Esto obligó al Ingeniero y a Demetrio Vallejo a discutir el contenido de la carta. Mientras que el viejo y limitado líder ferrocarrilero insistía en su cantilena de “primero afiliar, después hacer política”, Heberto decidió agarrar el toro por los cuernos, y señalar que el retrato que se hacía de las dos posiciones, los “inconformes” y los “seguidistas”, era desigual. En la carta, al “seguidismo” se le acusaba de “castrar la iniciativa creadora del militante” mientras que los “inconformes” tenían “experiencia previa y formación política”. Enfatizaba de manera burlona eso de “experiencia previa y formación política”, con la intención de subrayar las diferencias entre esos “inconformes” y las bases. Topó con pared entre los asistentes.
Cuando insistió en el tema, del Comité Nacional salieron dos matices. Renato Palacios aseguró, casi rogando, que los del Estatal no éramos intelectuales, sino profesores a quienes el trabajo de masas había alejado de las pretensiones académicas; yo, en cambio, recordé que Heberto tenía experiencia previa, en el MLN, en el 68 y en otros movimientos, que Vallejo la tenía en el movimiento ferrocarrilero, que cada quien llegaba al partido con una historia, y Guevara dijo que para qué leernos las cartas, si ya sabíamos quienes éramos.
Heberto entendía perfectamente que cuando nuestro documento criticaba “la práctica de sustituir al partido por la organización del partido, que puede degenerar en la sustitución del partido por el Comité Nacional… e impediría que el partido se convirtiera en un instrumento de los trabajadores” habíamos omitido una línea, que quedaba implícita para quien supiera interpretar: “y en la sustitución del Comité Nacional por un caudillo”. Ni más ni menos que la ruta de Stalin. Por eso señaló que nuestro documento no tenía como intención hacer que la disidencia refluyera en el partido mediante la democracia, sino mellar la autoridad del Comité Nacional y buscar posiciones de poder para nosotros.
Cuando varios compañeros de base y de los municipales le dijeron que ellos no lo veían así, Heberto cometió un error cultural, que terminó por definir aquella reunión. “No sean simples”, les dijo. En Sinaloa, “simple” es sinónimo de estúpido. La reacción furibunda sorprendió al Ingeniero: gente sencilla, cuadros menores del partido, le reclamaba airadamente; ellos habían venido a platicar y a aprender, no a ser insultados.
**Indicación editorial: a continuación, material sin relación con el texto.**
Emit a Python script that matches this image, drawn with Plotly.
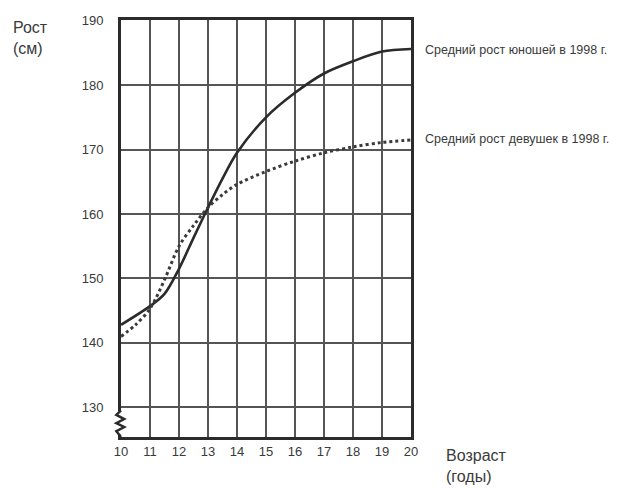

Heberto tuvo que disculparse, y pasamos a discutir qué entendíamos nosotros por “línea política” (priorizar con acciones los puntos del programa partidario, explicamos).
Luego fuimos a cenar con él, con Vallejo y con el mudo Secretario de Relaciones Campesinas, en un ambiente bastante más relajado. En corto, Heberto era, además de listo, muy simpático (“Rius –ya saben que es vegetariano- me presentó el otro día en Cuernavaca a sus hijos; ‘en su vida han tenido un resfriado’, me dijo, y yo veía a las criaturas flaaacas, pááálidas… no hay nada como una buena carne”, comentaba mientras partía un jugoso filete), y ya no quería broncas, por ahora. Las compañeras de la Secretaría de Asuntos Femeniles del Comité Nacional querían hablar con las mujeres del partido en Sinaloa, y se fueron por su lado a cenar con Armida Campos, la maestra Conchita –dirigente en Los Mochis- y Lorena, la Jose y Patricia, esposas de Jaime Palacios, Arturo Guevara y mía. Llegaron entusiasmadísimas, sobre todo por la marcha de mujeres, de la que no habían tenido noticia en México. “Hay mucho que aprender acá”, dijeron, para desesperación de Heberto. Aquel intento por defenestrarnos había fracasado de manera estrepitosa.